What to work on => Each line should be copied exactly.

Source data =>
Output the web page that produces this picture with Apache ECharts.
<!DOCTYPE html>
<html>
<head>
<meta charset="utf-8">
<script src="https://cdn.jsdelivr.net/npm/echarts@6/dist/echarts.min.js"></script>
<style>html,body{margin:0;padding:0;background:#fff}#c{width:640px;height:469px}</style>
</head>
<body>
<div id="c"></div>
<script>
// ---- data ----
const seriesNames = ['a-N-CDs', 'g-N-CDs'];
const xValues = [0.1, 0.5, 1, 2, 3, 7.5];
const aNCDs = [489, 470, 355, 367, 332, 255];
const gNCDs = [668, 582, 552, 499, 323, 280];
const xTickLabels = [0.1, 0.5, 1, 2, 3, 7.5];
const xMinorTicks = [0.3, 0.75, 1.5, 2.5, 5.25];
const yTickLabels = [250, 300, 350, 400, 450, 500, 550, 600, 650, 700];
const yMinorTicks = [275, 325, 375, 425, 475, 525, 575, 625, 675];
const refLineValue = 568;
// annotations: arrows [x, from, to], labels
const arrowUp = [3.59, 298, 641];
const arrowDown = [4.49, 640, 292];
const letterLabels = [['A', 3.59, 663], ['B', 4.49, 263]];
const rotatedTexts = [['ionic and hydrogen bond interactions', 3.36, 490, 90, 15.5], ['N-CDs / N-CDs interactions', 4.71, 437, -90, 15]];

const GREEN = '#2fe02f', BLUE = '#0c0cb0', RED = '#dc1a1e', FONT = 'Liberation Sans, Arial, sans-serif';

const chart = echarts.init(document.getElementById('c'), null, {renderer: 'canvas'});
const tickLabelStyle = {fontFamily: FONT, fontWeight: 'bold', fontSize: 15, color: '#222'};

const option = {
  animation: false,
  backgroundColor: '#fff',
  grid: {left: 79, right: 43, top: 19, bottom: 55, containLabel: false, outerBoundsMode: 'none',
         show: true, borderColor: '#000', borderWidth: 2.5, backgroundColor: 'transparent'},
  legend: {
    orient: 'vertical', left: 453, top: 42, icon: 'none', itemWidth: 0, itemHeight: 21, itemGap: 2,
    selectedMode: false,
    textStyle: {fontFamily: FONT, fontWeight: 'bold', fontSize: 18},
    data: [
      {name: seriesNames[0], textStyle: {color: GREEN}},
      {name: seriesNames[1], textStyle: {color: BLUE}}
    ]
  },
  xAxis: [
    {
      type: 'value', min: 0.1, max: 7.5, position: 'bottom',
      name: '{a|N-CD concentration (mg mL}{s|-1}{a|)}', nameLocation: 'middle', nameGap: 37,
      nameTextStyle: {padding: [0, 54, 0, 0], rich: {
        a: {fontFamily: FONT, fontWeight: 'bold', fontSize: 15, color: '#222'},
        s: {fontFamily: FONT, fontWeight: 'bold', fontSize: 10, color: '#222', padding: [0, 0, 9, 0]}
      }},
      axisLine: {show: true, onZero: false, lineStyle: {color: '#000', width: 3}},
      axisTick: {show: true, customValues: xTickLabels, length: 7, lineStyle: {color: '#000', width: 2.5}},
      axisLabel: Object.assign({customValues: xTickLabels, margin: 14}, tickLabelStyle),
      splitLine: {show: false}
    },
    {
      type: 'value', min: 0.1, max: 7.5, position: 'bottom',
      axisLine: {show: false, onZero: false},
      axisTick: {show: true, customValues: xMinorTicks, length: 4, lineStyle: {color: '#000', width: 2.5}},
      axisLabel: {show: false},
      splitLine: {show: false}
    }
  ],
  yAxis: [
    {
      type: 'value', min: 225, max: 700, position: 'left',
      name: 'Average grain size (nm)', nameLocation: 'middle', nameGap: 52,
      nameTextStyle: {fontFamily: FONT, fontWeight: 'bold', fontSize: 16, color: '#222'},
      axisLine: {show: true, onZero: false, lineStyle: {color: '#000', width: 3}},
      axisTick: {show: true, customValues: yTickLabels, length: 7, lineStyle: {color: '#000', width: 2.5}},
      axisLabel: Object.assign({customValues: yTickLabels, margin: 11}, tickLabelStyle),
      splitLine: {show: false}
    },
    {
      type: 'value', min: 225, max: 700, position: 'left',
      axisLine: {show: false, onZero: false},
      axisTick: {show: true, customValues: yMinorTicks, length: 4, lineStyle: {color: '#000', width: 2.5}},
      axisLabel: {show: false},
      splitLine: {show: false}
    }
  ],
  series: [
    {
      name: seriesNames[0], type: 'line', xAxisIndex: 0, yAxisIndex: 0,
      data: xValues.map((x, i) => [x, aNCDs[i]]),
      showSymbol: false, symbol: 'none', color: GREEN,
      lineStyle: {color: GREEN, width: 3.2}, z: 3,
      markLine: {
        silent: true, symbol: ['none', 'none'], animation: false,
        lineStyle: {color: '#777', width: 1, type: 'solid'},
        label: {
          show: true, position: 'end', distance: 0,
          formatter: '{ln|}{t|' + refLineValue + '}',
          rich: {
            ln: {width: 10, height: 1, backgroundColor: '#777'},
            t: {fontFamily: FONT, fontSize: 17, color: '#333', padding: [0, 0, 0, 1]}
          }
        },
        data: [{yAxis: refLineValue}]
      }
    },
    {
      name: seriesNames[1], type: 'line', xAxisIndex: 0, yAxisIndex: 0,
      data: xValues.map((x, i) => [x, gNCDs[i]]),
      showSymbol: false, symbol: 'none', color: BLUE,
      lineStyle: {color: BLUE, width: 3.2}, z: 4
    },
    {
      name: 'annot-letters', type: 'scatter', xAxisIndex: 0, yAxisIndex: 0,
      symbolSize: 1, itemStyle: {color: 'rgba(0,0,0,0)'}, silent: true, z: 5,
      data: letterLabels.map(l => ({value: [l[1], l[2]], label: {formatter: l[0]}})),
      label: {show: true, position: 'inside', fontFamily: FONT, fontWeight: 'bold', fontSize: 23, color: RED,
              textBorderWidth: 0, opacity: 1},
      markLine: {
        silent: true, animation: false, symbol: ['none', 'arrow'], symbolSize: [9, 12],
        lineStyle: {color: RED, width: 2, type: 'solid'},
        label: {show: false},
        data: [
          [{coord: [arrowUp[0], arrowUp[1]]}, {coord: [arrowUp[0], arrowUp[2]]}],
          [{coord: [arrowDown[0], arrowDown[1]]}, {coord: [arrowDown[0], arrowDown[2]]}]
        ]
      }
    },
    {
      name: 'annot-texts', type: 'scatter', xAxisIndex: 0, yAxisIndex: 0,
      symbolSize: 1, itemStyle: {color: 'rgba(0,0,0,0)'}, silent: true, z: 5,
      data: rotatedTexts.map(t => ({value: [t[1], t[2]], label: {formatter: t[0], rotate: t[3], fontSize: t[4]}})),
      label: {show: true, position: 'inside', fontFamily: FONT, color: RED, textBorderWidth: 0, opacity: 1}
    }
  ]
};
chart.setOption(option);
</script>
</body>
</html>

Solution to this problem =>
Output the web page that produces this picture with Apache ECharts.
<!DOCTYPE html>
<html>
<head>
<meta charset="utf-8">
<script src="https://cdn.jsdelivr.net/npm/echarts@6/dist/echarts.min.js"></script>
<style>html,body{margin:0;padding:0;background:#fff}#c{width:640px;height:469px}</style>
</head>
<body>
<div id="c"></div>
<script>
// ---- data ----
const seriesNames = ['a-N-CDs', 'g-N-CDs'];
const xValues = [0.1, 0.5, 1, 2, 3, 7.5];
const aNCDs = [489, 470, 355, 367, 332, 255];
const gNCDs = [668, 582, 552, 499, 323, 280];
const xTickLabels = [0.1, 0.5, 1, 2, 3, 7.5];
const xMinorTicks = [0.3, 0.75, 1.5, 2.5, 5.25];
const yTickLabels = [250, 300, 350, 400, 450, 500, 550, 600, 650, 700];
const yMinorTicks = [275, 325, 375, 425, 475, 525, 575, 625, 675];
const refLineValue = 568;
// annotations: arrows [x, from, to], labels
const arrowUp = [3.59, 298, 641];
const arrowDown = [4.49, 640, 292];
const letterLabels = [['A', 3.59, 663], ['B', 4.49, 263]];
const rotatedTexts = [['ionic and hydrogen bond interactions', 3.36, 490, 90, 15.5], ['N-CDs / N-CDs interactions', 4.71, 437, -90, 15]];

const GREEN = '#2fe02f', BLUE = '#0c0cb0', RED = '#dc1a1e', FONT = 'Liberation Sans, Arial, sans-serif';

const chart = echarts.init(document.getElementById('c'), null, {renderer: 'canvas'});
const tickLabelStyle = {fontFamily: FONT, fontWeight: 'bold', fontSize: 15, color: '#222'};

const option = {
  animation: false,
  backgroundColor: '#fff',
  grid: {left: 79, right: 43, top: 19, bottom: 55, containLabel: false, outerBoundsMode: 'none',
         show: true, borderColor: '#000', borderWidth: 2.5, backgroundColor: 'transparent'},
  legend: {
    orient: 'vertical', left: 453, top: 42, icon: 'none', itemWidth: 0, itemHeight: 21, itemGap: 2,
    selectedMode: false,
    textStyle: {fontFamily: FONT, fontWeight: 'bold', fontSize: 18},
    data: [
      {name: seriesNames[0], textStyle: {color: GREEN}},
      {name: seriesNames[1], textStyle: {color: BLUE}}
    ]
  },
  xAxis: [
    {
      type: 'value', min: 0.1, max: 7.5, position: 'bottom',
      name: '{a|N-CD concentration (mg mL}{s|-1}{a|)}', nameLocation: 'middle', nameGap: 37,
      nameTextStyle: {padding: [0, 54, 0, 0], rich: {
        a: {fontFamily: FONT, fontWeight: 'bold', fontSize: 15, color: '#222'},
        s: {fontFamily: FONT, fontWeight: 'bold', fontSize: 10, color: '#222', padding: [0, 0, 9, 0]}
      }},
      axisLine: {show: true, onZero: false, lineStyle: {color: '#000', width: 3}},
      axisTick: {show: true, customValues: xTickLabels, length: 7, lineStyle: {color: '#000', width: 2.5}},
      axisLabel: Object.assign({customValues: xTickLabels, margin: 14}, tickLabelStyle),
      splitLine: {show: false}
    },
    {
      type: 'value', min: 0.1, max: 7.5, position: 'bottom',
      axisLine: {show: false, onZero: false},
      axisTick: {show: true, customValues: xMinorTicks, length: 4, lineStyle: {color: '#000', width: 2.5}},
      axisLabel: {show: false},
      splitLine: {show: false}
    }
  ],
  yAxis: [
    {
      type: 'value', min: 225, max: 700, position: 'left',
      name: 'Average grain size (nm)', nameLocation: 'middle', nameGap: 52,
      nameTextStyle: {fontFamily: FONT, fontWeight: 'bold', fontSize: 16, color: '#222'},
      axisLine: {show: true, onZero: false, lineStyle: {color: '#000', width: 3}},
      axisTick: {show: true, customValues: yTickLabels, length: 7, lineStyle: {color: '#000', width: 2.5}},
      axisLabel: Object.assign({customValues: yTickLabels, margin: 11}, tickLabelStyle),
      splitLine: {show: false}
    },
    {
      type: 'value', min: 225, max: 700, position: 'left',
      axisLine: {show: false, onZero: false},
      axisTick: {show: true, customValues: yMinorTicks, length: 4, lineStyle: {color: '#000', width: 2.5}},
      axisLabel: {show: false},
      splitLine: {show: false}
    }
  ],
  series: [
    {
      name: seriesNames[0], type: 'line', xAxisIndex: 0, yAxisIndex: 0,
      data: xValues.map((x, i) => [x, aNCDs[i]]),
      showSymbol: false, symbol: 'none', color: GREEN,
      lineStyle: {color: GREEN, width: 3.2}, z: 3,
      markLine: {
        silent: true, symbol: ['none', 'none'], animation: false,
        lineStyle: {color: '#777', width: 1, type: 'solid'},
        label: {
          show: true, position: 'end', distance: 0,
          formatter: '{ln|}{t|' + refLineValue + '}',
          rich: {
            ln: {width: 10, height: 1, backgroundColor: '#777'},
            t: {fontFamily: FONT, fontSize: 17, color: '#333', padding: [0, 0, 0, 1]}
          }
        },
        data: [{yAxis: refLineValue}]
      }
    },
    {
      name: seriesNames[1], type: 'line', xAxisIndex: 0, yAxisIndex: 0,
      data: xValues.map((x, i) => [x, gNCDs[i]]),
      showSymbol: false, symbol: 'none', color: BLUE,
      lineStyle: {color: BLUE, width: 3.2}, z: 4
    },
    {
      name: 'annot-letters', type: 'scatter', xAxisIndex: 0, yAxisIndex: 0,
      symbolSize: 1, itemStyle: {color: 'rgba(0,0,0,0)'}, silent: true, z: 5,
      data: letterLabels.map(l => ({value: [l[1], l[2]], label: {formatter: l[0]}})),
      label: {show: true, position: 'inside', fontFamily: FONT, fontWeight: 'bold', fontSize: 23, color: RED,
              textBorderWidth: 0, opacity: 1},
      markLine: {
        silent: true, animation: false, symbol: ['none', 'arrow'], symbolSize: [9, 12],
        lineStyle: {color: RED, width: 2, type: 'solid'},
        label: {show: false},
        data: [
          [{coord: [arrowUp[0], arrowUp[1]]}, {coord: [arrowUp[0], arrowUp[2]]}],
          [{coord: [arrowDown[0], arrowDown[1]]}, {coord: [arrowDown[0], arrowDown[2]]}]
        ]
      }
    },
    {
      name: 'annot-texts', type: 'scatter', xAxisIndex: 0, yAxisIndex: 0,
      symbolSize: 1, itemStyle: {color: 'rgba(0,0,0,0)'}, silent: true, z: 5,
      data: rotatedTexts.map(t => ({value: [t[1], t[2]], label: {formatter: t[0], rotate: t[3], fontSize: t[4]}})),
      label: {show: true, position: 'inside', fontFamily: FONT, color: RED, textBorderWidth: 0, opacity: 1}
    }
  ]
};
chart.setOption(option);
</script>
</body>
</html>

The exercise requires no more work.